To train our substitute model, you must:
- Create 'dataset/augmented_images' and 'weights' directories in the repo's parent directory.
- Pre-process your training set by running
python <repo>/scripts/sort_augmented_images.py <pruning_threshold> <training_directory>
- Then, for every iteration of training, run first (a)
python <repo>/attacks/blackbox/train.py
, then (b)python <repo>/attacks/blackbox/augmentation.py
, and finally (c)python <repo>/scripts/sort_augmented_images.py <pruning_threshold>
- Your trained model will appear in weights path.
NOTES:
- First iteration of training trains a model on the initial dataset of VGGFace2 found in <training_directory>, therefore, in order to train a model on a data set that's been augmented 3 times, step 3a must be performed 4 times and 3b-c only 3 times.

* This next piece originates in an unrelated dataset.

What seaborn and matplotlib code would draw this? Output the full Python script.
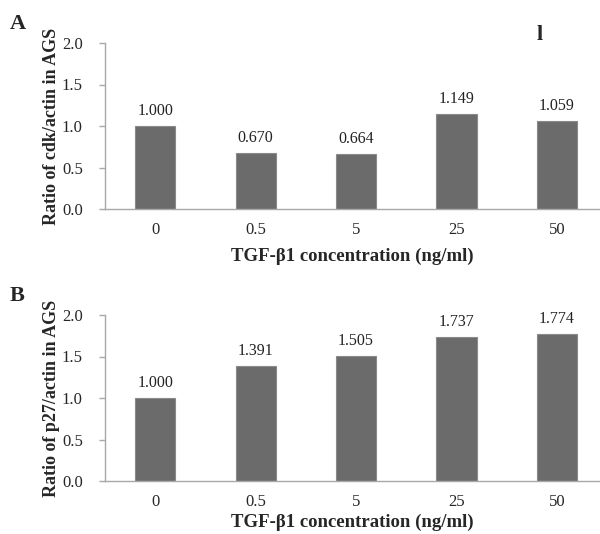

- An example script which trains a substitute model with 3 iterations of augmentation can be found in scripts.train.sh
Requirements: create 'dataset/attack_eval_res' directory in the repo's parent directory.
In order to evaluate the black-box attack using a trained RESNET50 substitute model's, run python <repo>/scripts/eval_blackbox_attack.py resnet50 <substitute_weights_path> <substitute_classes_num> <label> <eval_dataset_directory>
Where:
- <substitute_weights_path> is the directory containing your RESNET50 substitute model's weights in .h5 format
- <substitute_classes_num> is the number of classes in your substitute model
- <label> is a label for your run. This will be used in the directory name containing the evaluation results, and the graph file names.
- <eval_dataset_directory> is your validation data set directory, formatted as VGGFace2 data set is formatted.
Optionally, you may add:
--blackbox-architecture
in order to change blackbox architecture, possible values are 'RESNET50' or 'SENET50'. This can be used to evaluate the black-box attack using SENET50 as your black-box model, instead of the default RESNET50.--batch-size
accepts a positive integer, default is 4--step-size
accepts a positive float, default is 0.004--max-iter
accepts a positive integer, default is 50
NOTE: an example script for evaluating a blackbox substitute can be found in scripts.attack_eval_resnet50.sh - it uses the substitute model found in Drive folder under weights/resnet50_weights_step5/substitute_resnet50_4.h5, which spans 86 classes.
In order to evaluate the black-box attack as a baseline, run python <repo>/scripts/eval_blackbox_attack_baseline.py resnet50 <label> <eval_dataset_directory>
Where:
- <label> is a label for your run. This will be used in the directory name containing the evaluation results, and the graph file names
- <eval_dataset_directory> is your validation data set directory, formatted as VGGFace2 data set is formatted.
Optionally, you may add:
--batch-size
accepts a positive integer, default is 4--step-size
accepts a positive float, default is 0.004--max-iter
accepts a positive integer, default is 50--cross
is a flag which uses SENET50 as the black-box model. This can be used to evaluate black-box attack using fully trained RESNET50 as the substitute and fully trained SENET50 as the black-box model.